Q: My LLC company is in the process of changing the MoA to be compliant with new Commercial Company Law though I have noticed that most of my other customers and suppliers who also are an LLC have not acted so far. I have been informed the new company law also has some restrictions on sister companies. Kindly throw some light on the same. FF, Dubai
A: It is good to learn that you are already in the process of being compliant with the new Commercial Companies Law of 2015 (CCL), trust the necessary amendments have been carried out to the MoA of your LLC. Existing companies (whether LLC or otherwise) should be complaint with the new CCL no later than June 30, 2016 failing which the company shall be deemed to be dissolved.
Article 357 states that a fine of Dh2,000 (two thousand) per day of delay shall be imposed on any company that fails to amend its Memorandum of Association (MoA) and Articles of Association (AoA) to be compliant with the provisions of this law. Such fine shall be calculated from the day following the expiry date of the applicable period for such purpose. Despite of this stringent requirement of the law, it is surprising that there is an uncanny lack of awareness on behalf of the company management for such change; there is hardly a two-week gap to the deadline yet companies are being lax in the implementation.
It is very common for the UAE local companies to deal with the related parties and sister companies. Most of such transactions are not at arm's length and the management decides the terms mutually. The new CCL has also laid down matters with respect to the transactions with related parties. Article 50 - The manager may not conclude any contracts for his own behalf (benefit) or on behalf (benefit) of his relatives up to the second degree (A second degree relative of an individual is an uncle, aunt, nephew, niece, grandparent, grandchild or half-sibling of the individual) with the company without written permission from ALL the partners to be given for each case separately. These would mean that the such transactions will need approval from all shareholders including the local partner/s.
Q: We shall be witnessing the advent of the VAT from the beginning of 2018 as per the information available to me. As a trading company what do we need to plan and what are resources we will need? HG, Dubai.
A: The UAE government has announced the introduction of Value Added Tax with effect from January 1, 2018. UAE will be one of the more than 150 countries around the world which have VAT under their tax regime. Barring a few items like 100 type of food products, healthcare, bicycles, education and some social services, all others will be under the purview of VAT. Organization will have to register themselves for the VAT. Though a final declaration of the percentage of VAT is yet to be received from the government, it is most likely to be five per cent.
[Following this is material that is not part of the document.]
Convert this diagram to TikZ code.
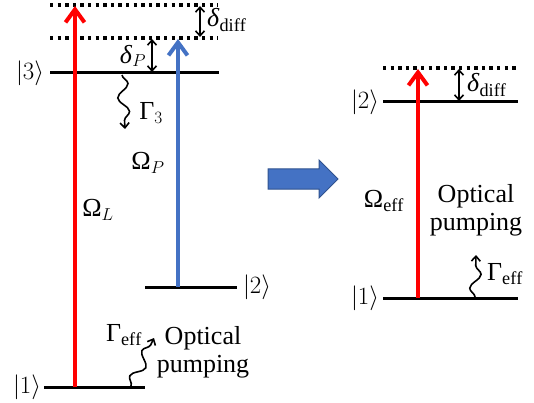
\documentclass[tikz,border=0pt]{standalone}
\usepackage{fontspec}
\setmainfont{Liberation Serif}
\usetikzlibrary{arrows.meta,decorations.pathmorphing}

\definecolor{pumpblue}{RGB}{68,114,196}
\definecolor{pumpedge}{RGB}{47,82,143}

\begin{document}
\begin{tikzpicture}[x=1pt,y=-1pt,
          every node/.style={font=\fontsize{26}{28}\selectfont, inner sep=0pt},
          level/.style={line width=3pt},
          virtual/.style={line width=3.4pt, dash pattern=on 3.4pt off 4.2pt},
          laser/.style={line width=4pt, -{Straight Barb[length=13pt,width=19pt]}},
          gap/.style={line width=1.6pt, {Straight Barb[length=5pt,width=9pt]}-{Straight Barb[length=5pt,width=9pt]}},
          decay/.style={line width=1.6pt, -{Straight Barb[length=5pt,width=9pt]}, decorate,
                        decoration={snake, amplitude=5.5pt, segment length=28pt, post length=6pt}}
        ]
          \useasboundingbox (0,0) rectangle (534,403);

          % Niveaus links
          \coordinate (v2l) at (50,5);   \coordinate (v2r) at (218,5);
          \coordinate (v1l) at (50,38);  \coordinate (v1r) at (218,38);
          \coordinate (e3l) at (50,73);  \coordinate (e3r) at (219,73);
          \coordinate (e2l) at (145,287); \coordinate (e2r) at (237,287);
          \coordinate (e1l) at (44,387); \coordinate (e1r) at (145,387);
          \draw[virtual] (v2l) -- (v2r);
          \draw[virtual] (v1l) -- (v1r);
          \draw[level] (e3l) -- (e3r);
          \draw[level] (e2l) -- (e2r);
          \draw[level] (e1l) -- (e1r);
          \node (k3) at (30,73) {$|3\rangle$};
          \node (k2) at (257,287) {$|2\rangle$};
          \node (k1) at (27,387) {$|1\rangle$};

          % Laser links
          \coordinate (lb) at (75,387);  \coordinate (lt) at (75,6);
          \coordinate (pb) at (178,287); \coordinate (pt) at (178,39);
          \draw[laser, red] (lb) -- (lt);
          \draw[laser, pumpblue] (pb) -- (pt);
          \node (omL) at (98,210) {Ω$_{L}$};
          \node (omP) at (148,163) {Ω$_{P}$};

          % Verstimmungen links
          \coordinate (d1t) at (200,6);  \coordinate (d1b) at (200,37);
          \coordinate (d2t) at (152,39); \coordinate (d2b) at (152,72);
          \draw[gap] (d1t) -- (d1b);
          \draw[gap] (d2t) -- (d2b);
          \node[anchor=west] (ddiff) at (207,20) {\textit{δ}$_{\mathrm{diff}}$};
          \node (dP) at (133,56) {\textit{δ}$_{P}$};

          % Zerfall links
          \coordinate (g3a) at (122,75);  \coordinate (g3b) at (125,129);
          \draw[decay] (g3a) -- (g3b);
          \node (G3) at (151,113) {Γ$_{3}$};
          \coordinate (gea) at (131,386); \coordinate (geb) at (154,338);
          \draw[decay] (gea) -- (geb);
          \node (Gel) at (124,335) {Γ$_{\mathrm{eff}}$};
          \node[align=center] (opl) at (203,352) {Optical\\pumping};

          % Pfeil
          \draw[fill=pumpblue, draw=pumpedge, line width=1pt]
            (268,169) -- (319,169) -- (319,160) -- (338,179) -- (319,198) -- (319,189) -- (268,189) -- cycle;

          % Niveaus rechts
          \coordinate (rvl) at (383,68);  \coordinate (rvr) at (518,68);
          \coordinate (r2l) at (383,102); \coordinate (r2r) at (518,102);
          \coordinate (r1l) at (383,298); \coordinate (r1r) at (518,298);
          \draw[virtual] (rvl) -- (rvr);
          \draw[level] (r2l) -- (r2r);
          \draw[level] (r1l) -- (r1r);
          \node (rk2) at (365,102) {$|2\rangle$};
          \node (rk1) at (365,298) {$|1\rangle$};

          % Laser rechts
          \coordinate (eb) at (418,298); \coordinate (et) at (418,69);
          \draw[laser, red] (eb) -- (et);
          \node (omE) at (384,201) {Ω$_{\mathrm{eff}}$};

          % Verstimmung und Zerfall rechts
          \coordinate (rdt) at (459,69); \coordinate (rdb) at (459,101);
          \draw[gap] (rdt) -- (rdb);
          \node[anchor=west] (rdiff) at (467,85) {\textit{δ}$_{\mathrm{diff}}$};
          \coordinate (rga) at (475,297); \coordinate (rgb) at (476,255);
          \draw[decay] (rga) -- (rgb);
          \node (Ger) at (505,274) {Γ$_{\mathrm{eff}}$};
          \node[align=center] (opr) at (476,210) {Optical\\pumping};
        \end{tikzpicture}
\end{document}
All businesses in the UAE will need to record their financial transactions and ensure that their financial records are accurate and up to date.
Businesses that meet the minimum annual turnover requirement (as evidenced by their financial records) will be required to register for VAT. Businesses that do not think that they should be VAT registered should maintain their financial records in any event, in case the authorities need to establish whether they should be registered. VAT-registered businesses generally must charge VAT on taxable goods or services they supply; may reclaim any VAT they've paid on business-related goods or services; keep a range of business records which will allow the government to check and verify.
In order to maintain these, it will be required that you company systems are aligned to VAT, most software's will need a modification to incorporate such VAT. Recording of amounts collected and amounts paid for VAT with proper support is the key, such will entail more resources to be employed. Though you have around 18 months to be ready, considering the amount of work involved it is advisable that necessary preparations are started immediately. Assessment of impact for your line of business, implementation plan, estimate of costs of implementation, allocation of resources and finally monitoring of legislative developments are aspects which you have to be prepared for. Clarifications on VAT are expected from the authorities in this summer.